Repeat every line of the data exactly, but not the pictures.

▼

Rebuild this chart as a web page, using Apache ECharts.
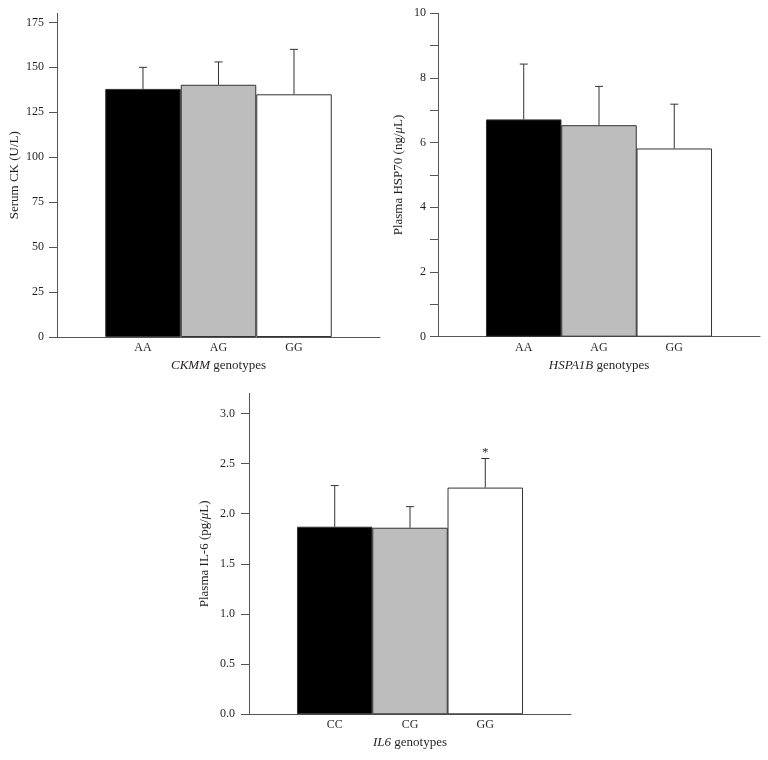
<!DOCTYPE html>
<html><head><meta charset="utf-8">
<script src="https://cdn.jsdelivr.net/npm/echarts@6/dist/echarts.min.js"></script>
<style>html,body{margin:0;padding:0;background:#fff}#c{width:768px;height:760px}</style>
</head><body><div id="c"></div>
<script>
// ---- Data ----
const ckCategories = ['AA', 'AG', 'GG'];
const ckMeans = [138, 140.3, 135];
const ckErrors = [12, 12.7, 25];
const ckTickValues = [0, 25, 50, 75, 100, 125, 150, 175];

const hspCategories = ['AA', 'AG', 'GG'];
const hspMeans = [6.72, 6.54, 5.82];
const hspErrors = [1.71, 1.2, 1.37];
const hspLabelValues = [0, 2, 4, 6, 8, 10];
const hspTickValues = [0, 1, 2, 3, 4, 5, 6, 7, 8, 9, 10];

const il6Categories = ['CC', 'CG', 'GG'];
const il6Means = [1.87, 1.86, 2.26];
const il6Errors = [0.41, 0.21, 0.29];
const il6Signif = ['', '', '*'];
const il6TickValues = [0, 0.5, 1.0, 1.5, 2.0, 2.5, 3.0];

// ---- Style ----
const barColors = ['#000000', '#bdbdbd', '#ffffff'];
const textColor = '#231f20';
const axisColor = '#555555';
const edgeColor = '#333333';
const FONT = '"Liberation Serif", "DejaVu Serif", serif';

function panel(idx, p) {
  const grid = Object.assign({ containLabel: false }, p.grid);
  const xAxis = {
    gridIndex: idx, type: 'value', min: -0.139, max: 4.139,
    axisLine: { show: true, onZero: false, lineStyle: { color: axisColor, width: 1 } },
    axisTick: { show: false },
    splitLine: { show: false },
    axisLabel: {
      customValues: [1, 2, 3],
      formatter: v => p.cats[Math.round(v) - 1] || '',
      margin: 5, fontSize: 12, color: textColor, fontFamily: FONT
    },
    name: p.xName, nameLocation: 'middle', nameGap: 22,
    nameTextStyle: { fontSize: 13, color: textColor, fontFamily: FONT,
      rich: { i: { fontStyle: 'italic', fontSize: 13, color: textColor, fontFamily: FONT } } }
  };
  const yAxis = {
    gridIndex: idx, type: 'value', min: 0, max: p.yMax,
    axisLine: { show: true, onZero: false, lineStyle: { color: axisColor, width: 1 } },
    axisTick: { show: true, length: 8, customValues: p.tickValues, lineStyle: { color: axisColor } },
    splitLine: { show: false },
    axisLabel: {
      customValues: p.labelValues,
      formatter: p.fmt,
      margin: p.labelMargin, fontSize: 12, color: textColor, fontFamily: FONT
    },
    name: p.yName, nameLocation: 'middle', nameRotate: 90, nameGap: p.nameGap,
    nameTextStyle: { fontSize: 13, color: textColor, fontFamily: FONT,
      rich: { i: { fontStyle: 'italic', fontSize: 13, color: textColor, fontFamily: FONT } } }
  };
  const bars = {
    type: 'bar', xAxisIndex: idx, yAxisIndex: idx, barWidth: 75.5,
    itemStyle: { borderColor: edgeColor, borderWidth: 1 },
    silent: true, animation: false,
    data: p.means.map((m, k) => ({ value: [k + 1, m], itemStyle: { color: barColors[k] } }))
  };
  const sig = p.signif || [];
  const errs = {
    type: 'custom', xAxisIndex: idx, yAxisIndex: idx, z: 5, silent: true, animation: false,
    encode: { x: 0, y: 1 },
    data: p.means.map((m, k) => [k + 1, m, p.errors[k]]),
    renderItem: function (params, api) {
      const x = api.value(0), m = api.value(1), e = api.value(2);
      const p0 = api.coord([x, m]);
      const p1 = api.coord([x, m + e]);
      const st = { stroke: edgeColor, lineWidth: 1 };
      const children = [
        { type: 'line', shape: { x1: p0[0], y1: p0[1], x2: p1[0], y2: p1[1] }, style: st },
        { type: 'line', shape: { x1: p1[0] - 4, y1: p1[1], x2: p1[0] + 4, y2: p1[1] }, style: st }
      ];
      const s = sig[params.dataIndex];
      if (s) {
        children.push({ type: 'text', x: p1[0], y: p1[1] + 1,
          style: { text: s, fill: textColor, font: '13px ' + FONT, align: 'center', verticalAlign: 'bottom' } });
      }
      return { type: 'group', children: children };
    }
  };
  return { grid, xAxis, yAxis, series: [bars, errs] };
}

const panels = [
  panel(0, {
    grid: { left: 57, right: 388, top: 13.4, bottom: 423 },
    cats: ckCategories, means: ckMeans, errors: ckErrors, yMax: 180,
    tickValues: ckTickValues, labelValues: ckTickValues, fmt: v => String(v),
    labelMargin: 13, nameGap: 36,
    yName: 'Serum CK (U/L)', xName: '{i|CKMM} genotypes'
  }),
  panel(1, {
    grid: { left: 438, right: 8, top: 13.3, bottom: 423.3 },
    cats: hspCategories, means: hspMeans, errors: hspErrors, yMax: 10,
    tickValues: hspTickValues, labelValues: hspLabelValues, fmt: v => String(v),
    labelMargin: 12, nameGap: 33,
    yName: 'Plasma HSP70 (ng/{i|μ}L)', xName: '{i|HSPA1B} genotypes'
  }),
  panel(2, {
    grid: { left: 249, right: 197, top: 393.3, bottom: 45.7 },
    cats: il6Categories, means: il6Means, errors: il6Errors, signif: il6Signif, yMax: 3.2,
    tickValues: il6TickValues, labelValues: il6TickValues, fmt: v => v.toFixed(1),
    labelMargin: 14, nameGap: 38,
    yName: 'Plasma IL-6 (pg/{i|μ}L)', xName: '{i|IL6} genotypes'
  })
];

const chart = echarts.init(document.getElementById('c'), null, { renderer: 'canvas' });
chart.setOption({
  backgroundColor: '#ffffff',
  animation: false,
  grid: panels.map(p => p.grid),
  xAxis: panels.map(p => p.xAxis),
  yAxis: panels.map(p => p.yAxis),
  series: panels.reduce((a, p) => a.concat(p.series), [])
});
</script>
</body></html>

▲

## THE ANSWER
Rebuild this chart as a web page, using Apache ECharts.
<!DOCTYPE html>
<html><head><meta charset="utf-8">
<script src="https://cdn.jsdelivr.net/npm/echarts@6/dist/echarts.min.js"></script>
<style>html,body{margin:0;padding:0;background:#fff}#c{width:768px;height:760px}</style>
</head><body><div id="c"></div>
<script>
// ---- Data ----
const ckCategories = ['AA', 'AG', 'GG'];
const ckMeans = [138, 140.3, 135];
const ckErrors = [12, 12.7, 25];
const ckTickValues = [0, 25, 50, 75, 100, 125, 150, 175];

const hspCategories = ['AA', 'AG', 'GG'];
const hspMeans = [6.72, 6.54, 5.82];
const hspErrors = [1.71, 1.2, 1.37];
const hspLabelValues = [0, 2, 4, 6, 8, 10];
const hspTickValues = [0, 1, 2, 3, 4, 5, 6, 7, 8, 9, 10];

const il6Categories = ['CC', 'CG', 'GG'];
const il6Means = [1.87, 1.86, 2.26];
const il6Errors = [0.41, 0.21, 0.29];
const il6Signif = ['', '', '*'];
const il6TickValues = [0, 0.5, 1.0, 1.5, 2.0, 2.5, 3.0];

// ---- Style ----
const barColors = ['#000000', '#bdbdbd', '#ffffff'];
const textColor = '#231f20';
const axisColor = '#555555';
const edgeColor = '#333333';
const FONT = '"Liberation Serif", "DejaVu Serif", serif';

function panel(idx, p) {
  const grid = Object.assign({ containLabel: false }, p.grid);
  const xAxis = {
    gridIndex: idx, type: 'value', min: -0.139, max: 4.139,
    axisLine: { show: true, onZero: false, lineStyle: { color: axisColor, width: 1 } },
    axisTick: { show: false },
    splitLine: { show: false },
    axisLabel: {
      customValues: [1, 2, 3],
      formatter: v => p.cats[Math.round(v) - 1] || '',
      margin: 5, fontSize: 12, color: textColor, fontFamily: FONT
    },
    name: p.xName, nameLocation: 'middle', nameGap: 22,
    nameTextStyle: { fontSize: 13, color: textColor, fontFamily: FONT,
      rich: { i: { fontStyle: 'italic', fontSize: 13, color: textColor, fontFamily: FONT } } }
  };
  const yAxis = {
    gridIndex: idx, type: 'value', min: 0, max: p.yMax,
    axisLine: { show: true, onZero: false, lineStyle: { color: axisColor, width: 1 } },
    axisTick: { show: true, length: 8, customValues: p.tickValues, lineStyle: { color: axisColor } },
    splitLine: { show: false },
    axisLabel: {
      customValues: p.labelValues,
      formatter: p.fmt,
      margin: p.labelMargin, fontSize: 12, color: textColor, fontFamily: FONT
    },
    name: p.yName, nameLocation: 'middle', nameRotate: 90, nameGap: p.nameGap,
    nameTextStyle: { fontSize: 13, color: textColor, fontFamily: FONT,
      rich: { i: { fontStyle: 'italic', fontSize: 13, color: textColor, fontFamily: FONT } } }
  };
  const bars = {
    type: 'bar', xAxisIndex: idx, yAxisIndex: idx, barWidth: 75.5,
    itemStyle: { borderColor: edgeColor, borderWidth: 1 },
    silent: true, animation: false,
    data: p.means.map((m, k) => ({ value: [k + 1, m], itemStyle: { color: barColors[k] } }))
  };
  const sig = p.signif || [];
  const errs = {
    type: 'custom', xAxisIndex: idx, yAxisIndex: idx, z: 5, silent: true, animation: false,
    encode: { x: 0, y: 1 },
    data: p.means.map((m, k) => [k + 1, m, p.errors[k]]),
    renderItem: function (params, api) {
      const x = api.value(0), m = api.value(1), e = api.value(2);
      const p0 = api.coord([x, m]);
      const p1 = api.coord([x, m + e]);
      const st = { stroke: edgeColor, lineWidth: 1 };
      const children = [
        { type: 'line', shape: { x1: p0[0], y1: p0[1], x2: p1[0], y2: p1[1] }, style: st },
        { type: 'line', shape: { x1: p1[0] - 4, y1: p1[1], x2: p1[0] + 4, y2: p1[1] }, style: st }
      ];
      const s = sig[params.dataIndex];
      if (s) {
        children.push({ type: 'text', x: p1[0], y: p1[1] + 1,
          style: { text: s, fill: textColor, font: '13px ' + FONT, align: 'center', verticalAlign: 'bottom' } });
      }
      return { type: 'group', children: children };
    }
  };
  return { grid, xAxis, yAxis, series: [bars, errs] };
}

const panels = [
  panel(0, {
    grid: { left: 57, right: 388, top: 13.4, bottom: 423 },
    cats: ckCategories, means: ckMeans, errors: ckErrors, yMax: 180,
    tickValues: ckTickValues, labelValues: ckTickValues, fmt: v => String(v),
    labelMargin: 13, nameGap: 36,
    yName: 'Serum CK (U/L)', xName: '{i|CKMM} genotypes'
  }),
  panel(1, {
    grid: { left: 438, right: 8, top: 13.3, bottom: 423.3 },
    cats: hspCategories, means: hspMeans, errors: hspErrors, yMax: 10,
    tickValues: hspTickValues, labelValues: hspLabelValues, fmt: v => String(v),
    labelMargin: 12, nameGap: 33,
    yName: 'Plasma HSP70 (ng/{i|μ}L)', xName: '{i|HSPA1B} genotypes'
  }),
  panel(2, {
    grid: { left: 249, right: 197, top: 393.3, bottom: 45.7 },
    cats: il6Categories, means: il6Means, errors: il6Errors, signif: il6Signif, yMax: 3.2,
    tickValues: il6TickValues, labelValues: il6TickValues, fmt: v => v.toFixed(1),
    labelMargin: 14, nameGap: 38,
    yName: 'Plasma IL-6 (pg/{i|μ}L)', xName: '{i|IL6} genotypes'
  })
];

const chart = echarts.init(document.getElementById('c'), null, { renderer: 'canvas' });
chart.setOption({
  backgroundColor: '#ffffff',
  animation: false,
  grid: panels.map(p => p.grid),
  xAxis: panels.map(p => p.xAxis),
  yAxis: panels.map(p => p.yAxis),
  series: panels.reduce((a, p) => a.concat(p.series), [])
});
</script>
</body></html>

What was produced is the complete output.